AnnArbor.com profiled a few other commuters after my own heart a few weeks back.  One commenter expressed my own thoughts perfectly:

 I do think it is funny that when gas is cheap, people wonder why we live where we do. When gas is expensive, they say we are lucky to live so close to work. It isn’t “luck”–we deliberately chose a house within walking distance of our jobs.


How many people complain here about the high cost of real estate, taxes, etc. in the city but never factor in the costs of living outside the city that come with having to drive everywhere? Owning a car costs the average owner thousands of dollars per year (gas, car loan, insurance, maintenance).
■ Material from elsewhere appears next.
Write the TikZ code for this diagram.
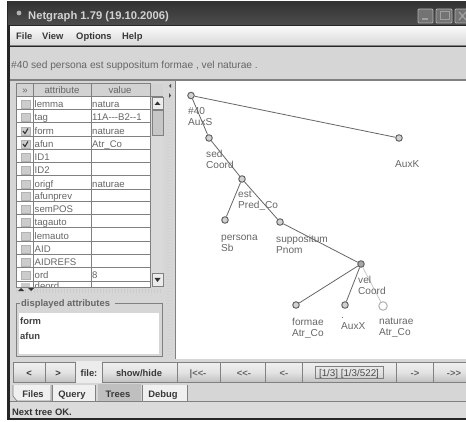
\documentclass[tikz,border=0pt]{standalone}
\usepackage{fontspec}
\setmainfont{Liberation Sans}
\definecolor{panel}{gray}{0.84}
\definecolor{ink}{gray}{0.22}
\definecolor{soft}{gray}{0.40}
\definecolor{rule}{gray}{0.50}
\tikzset{
 x=1pt,y=-1pt,
 lab/.style={font=\fontsize{10.2}{10.2}\selectfont,text=soft,inner sep=0pt,anchor=base west},
 tree/.style={lab,align=left,anchor=north west,font=\fontsize{10.1}{11.2}\selectfont},
 cell/.style={font=\fontsize{9.6}{9.6}\selectfont,text=soft,inner sep=0pt,anchor=base west},
 bold/.style={font=\bfseries\fontsize{9.4}{9.4}\selectfont,text=ink,inner sep=0pt,anchor=base west},
 tnode/.style={circle,draw=soft,fill=gray!35,line width=1pt,minimum size=6.5pt,inner sep=0pt},
 edge/.style={draw=soft,line width=.8pt},
 btn/.style={draw=rule,line width=.7pt,top color=gray!12,bottom color=gray!48,middle color=gray!22},
}
\begin{document}
\begin{tikzpicture}
\useasboundingbox (0,0) rectangle (466,422);
\fill[white] (0,0) rectangle (466,422);
\fill[black!85] (7,1) rectangle (466,420);
% title bar
\fill[top color=black!80,bottom color=black!70] (8,2) rectangle (466,25);
\node[font=\bfseries\fontsize{11.2}{11.2}\selectfont,text=gray!35,inner sep=0pt,anchor=base west] (title) at (28,20) {Netgraph 1.79 (19.10.2006)};
\fill[gray!60] (19,13) circle (2.4);
\draw[gray!60,line width=.8pt,fill=black!55,rounded corners=1pt] (418,9) rectangle (433,23);
\draw[gray!75,line width=1.3pt] (422,19) -- (428,19);
\draw[gray!60,line width=.8pt,fill=black!55,rounded corners=1pt] (436,9) rectangle (452,23);
\draw[gray!75,line width=1pt] (440,12) rectangle (449,20);
\draw[gray!60,line width=.8pt,fill=black!55,rounded corners=1pt] (455,9) rectangle (470,23);
\draw[gray!75,line width=1.3pt] (459,12) -- (466,20) (466,12) -- (459,20);
% menu
\fill[top color=gray!5,bottom color=gray!30] (10,27) rectangle (466,45);
\draw[rule,line width=1pt] (10,45.5) -- (466,45.5);
\foreach \t/\x/\n in {File/16/mfile,View/42/mview,Options/76/mopt,Help/122/mhelp}
  \node[bold] (\n) at (\x,40) {\t};
% info bar
\fill[panel] (10,47) rectangle (466,80);
\node[lab] (sent) at (11,69) {\#40 sed persona est suppositum formae , vel naturae .};
\draw[rule,line width=1.3pt] (10,80) -- (466,80);
\fill[panel] (10,81) rectangle (466,418);
% table
\fill[white] (16,84) rectangle (150,287);
\fill[gray!35] (16,84) rectangle (163,97);
\fill[gray!30] (150,97) rectangle (163,287);
\foreach \t/\y/\v/\k in {
  lemma/103/natura/0,tag/116/11A{-}{-}{-}B2{-}{-}1/0,form/130/naturae/1,afun/143/Atr\_Co/1,
  ID1/156//0,ID2/169//0,origf/183/naturae/0,afunprev/195//0,semPOS/208//0,
  tagauto/221//0,lemauto/235//0,AID/248//0,AIDREFS/261//0,ord/274/8/0}{
  \fill[gray!40,draw=gray!60,line width=.4pt] (21,\y-3) rectangle (30,\y+5);
  \ifnum\k=1 \draw[black!80,line width=1.1pt] (23,\y+1) -- (25,\y+3.5) -- (28,\y-1.5); \fi
  \draw[rule,line width=1pt] (16,\y+7) -- (150,\y+7);
  \node[cell] at (34.5,\y+4.5) {\t};
  \node[cell] at (92,\y+4.5) {\v};
}
\begin{scope}
\clip (16,281) rectangle (150,287);
\fill[gray!40] (21,283) rectangle (30,290);
\node[cell] at (34.5,290) {deord};
\end{scope}
\draw[rule,line width=1pt] (16,84) rectangle (150,287);
\draw[rule,line width=1pt] (33,84) -- (33,287) (91,84) -- (91,287);
\draw[rule,line width=1pt] (16,97) -- (163,97);
\node[cell,anchor=base] (hs) at (25,94) {»};
\node[cell,anchor=base] (ha) at (62,94) {attribute};
\node[cell,anchor=base] (hv) at (120,94) {value};
% scrollbar
\fill[gray!15,draw=rule,line width=.5pt] (152,97) rectangle (163,109);
\fill[black!80] (154.5,105) -- (160.5,105) -- (157.5,101.5) -- cycle;
\fill[gray!45,draw=rule,line width=.5pt] (152,110) rectangle (163,135);
\fill[gray!15,draw=rule,line width=.5pt] (152,273) rectangle (163,286);
\fill[black!80] (154.5,278) -- (160.5,278) -- (157.5,282) -- cycle;
% splitter
\foreach \y in {84,87,...,356}{\fill[gray!35] (166,\y) rectangle (173,\y+1);}
\fill[black!70] (171,84) -- (171,88) -- (169,86) -- cycle;
\fill[black!70] (169,93) -- (169,98) -- (171,95.5) -- cycle;
\foreach \x in {16,19,...,160}{\fill[gray!40] (\x,289) rectangle (\x+1,293);}
\fill[black!80] (18,291) -- (24,291) -- (21,288) -- cycle;
\fill[black!80] (28,288) -- (34,288) -- (31,291) -- cycle;
% displayed attributes
\draw[rule,line width=.7pt] (16,303) rectangle (162,356);
\fill[white] (19,313) rectangle (159,354);
\fill[panel] (20,298) rectangle (115,308);
\node[bold,text=soft] (da) at (21,306) {displayed attributes};
\node[bold,text=black!75] (df) at (20,324) {form};
\node[bold,text=black!75] (dn) at (20,339) {afun};
% tree panel
\fill[white] (175,81) rectangle (466,359);
\draw[rule,line width=.7pt] (175,81) -- (175,359);
\node[tnode] (n40) at (191,95.5) {};
\node[tnode] (nK) at (399,138) {};
\node[tnode] (nsed) at (209,138) {};
\node[tnode] (nest) at (242,179) {};
\node[tnode] (nper) at (225,220) {};
\node[tnode] (nsup) at (280,222) {};
\node[tnode,fill=gray!70] (nvel) at (361,264) {};
\node[tnode] (nfor) at (296,305) {};
\node[tnode] (ndot) at (345,305) {};
\node[tnode,fill=white,draw=gray!60,minimum size=8.5pt] (nnat) at (383,306) {};
\draw[edge] (n40) -- (nK);
\draw[edge] (n40) -- (nsed);
\draw[edge] (nsed) -- (nest);
\draw[edge] (nest) -- (nper);
\draw[edge] (nest) -- (nsup);
\draw[edge] (nsup) -- (nvel);
\draw[edge] (nvel) -- (nfor);
\draw[edge] (nvel) -- (ndot);
\draw[edge,draw=gray!45] (nvel) -- (nnat);
\node[tree] (l40) at (188,107.5) {\#40\\AuxS};
\node[tree] (lK) at (395,160.5) {AuxK};
\node[tree] (lsed) at (206,150) {sed\\Coord};
\node[tree] (lest) at (238,190.5) {est\\Pred\_Co};
\node[tree] (lper) at (221,234.5) {persona\\Sb};
\node[tree] (lsup) at (276,234.5) {suppositum\\Pnom};
\node[tree] (lvel) at (358,275.5) {vel\\Coord};
\node[tree] (lfor) at (292,317.5) {formae\\Atr\_Co};
\node[tree] (ldot) at (341,317.5) {.\\AuxX};
\node[tree] (lnat) at (379,317.5) {naturae\\Atr\_Co};
% tool buttons
\draw[btn] (13,362) rectangle (45,382);
\node[bold,anchor=base] (b1) at (29,376) {<};
\draw[btn] (45,362) rectangle (75,382);
\node[bold,anchor=base] (b2) at (58,376) {>};
\fill[gray!15] (76,361) rectangle (102,383);
\node[bold,anchor=base] (b3) at (89,376) {file:};
\draw[btn] (102,362) rectangle (177,382);
\node[bold,anchor=base] (b4) at (139,376) {show/hide};
\draw[btn] (177,362) rectangle (220,382);
\node[bold,anchor=base,text=soft] (b5) at (198,376) {|<{<}-};
\draw[btn] (220,362) rectangle (265,382);
\node[bold,anchor=base,text=soft] (b6) at (244,376) {<{<}-};
\draw[btn] (265,362) rectangle (302,382);
\node[bold,anchor=base,text=soft] (b7) at (284,376) {<-};
\draw[btn] (302,362) rectangle (396,382);
\node[bold,anchor=base,font=\fontsize{9.8}{9.8}\selectfont,text=black!70] (b8) at (349,376) {[1/3] [1/3/522]};
\draw[rule,line width=.5pt] (315,366) rectangle (383,378);
\draw[btn] (396,362) rectangle (433,382);
\node[bold,anchor=base,text=soft] (b9) at (415,376) {->};
\draw[btn] (433,362) rectangle (470,382);
\node[bold,anchor=base,text=soft] (b10) at (454,376) {->{>}};
% tabs
\fill[panel] (10,384) rectangle (466,400);
\draw[rule,line width=.7pt] (10,401) -- (466,401);
\draw[rule,line width=.7pt,fill=gray!12] (13,385) -- (13,396) -- (17,401) -- (51,401) -- (51,385);
\node[bold,anchor=base] (t1) at (33,397) {Files};
\draw[rule,line width=.7pt,fill=gray!12] (52,385) -- (52,401) -- (95,401) -- (95,385);
\node[bold,anchor=base] (t2) at (72,397) {Query};
\fill[gray!50] (98,384) rectangle (141,401);
\node[bold,anchor=base] (t3) at (118,397) {Trees};
\draw[rule,line width=.7pt,fill=gray!12] (142,385) -- (142,401) -- (187,401) -- (187,385);
\node[bold,anchor=base] (t4) at (163,397) {Debug};
% status
\fill[gray!28] (10,402) rectangle (466,418);
\node[bold,text=black!80] (st) at (12,415) {Next tree OK.};
\end{tikzpicture}
\end{document}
Being able to live in the city and only have one car (or none) can offset the costs associated with a city address.

I know, higher gas prices make everything cost more, will hurt the economy, will disproportionately impact the poor, etc.  Let’s not pretend, though, like we haven’t known this was coming for years.   In 2008 everybody ran around like headless chickens screaming about $4 gas, and then after the recession hit and prices went back down a lot of people forgot all about it.  If it comes as a surprise to you that prices are again creeping up, you clearly haven’t been paying attention… and it’s hard for me to spare much sympathy.

If you’re looking for ways to adapt to rising gas prices, here are a few resources to help:

If you’re still feeling glum, think back to the turn of the 20th century, right before the Model T started rolling off the assembly lines and pretty much no one had a car, including your great-grandparents (maybe great-great-grandparents).  If you lived in a really big city you might be able to ride the streetcar; if you lived in a smaller town you probably got around by foot; and if you lived on a farm, well, you pretty much just stayed at home most of the year.  And Lord knows everybody was a lot thinner.

One response to “I like $4 gas

  1. I also agree with you, I like $4 gas, but for a different yet related reason. I feel we are in fact running out of oil, fossil fuels. I don’t think gas prices are ever going to be “cheap” again. I feel people need to get used to using less and less gas, and start getting more environmentally friendly. If having expensive gas makes us realize we need to do this now, rather than later, I’m all for it. If as a side benefit it forces people to get healthier at the same time, even better!

    I’m hoping, perhaps in vain, that expensive gas will force people and companies to innovate and find solutions to our impending oil collapse and perhaps other environmental disasters.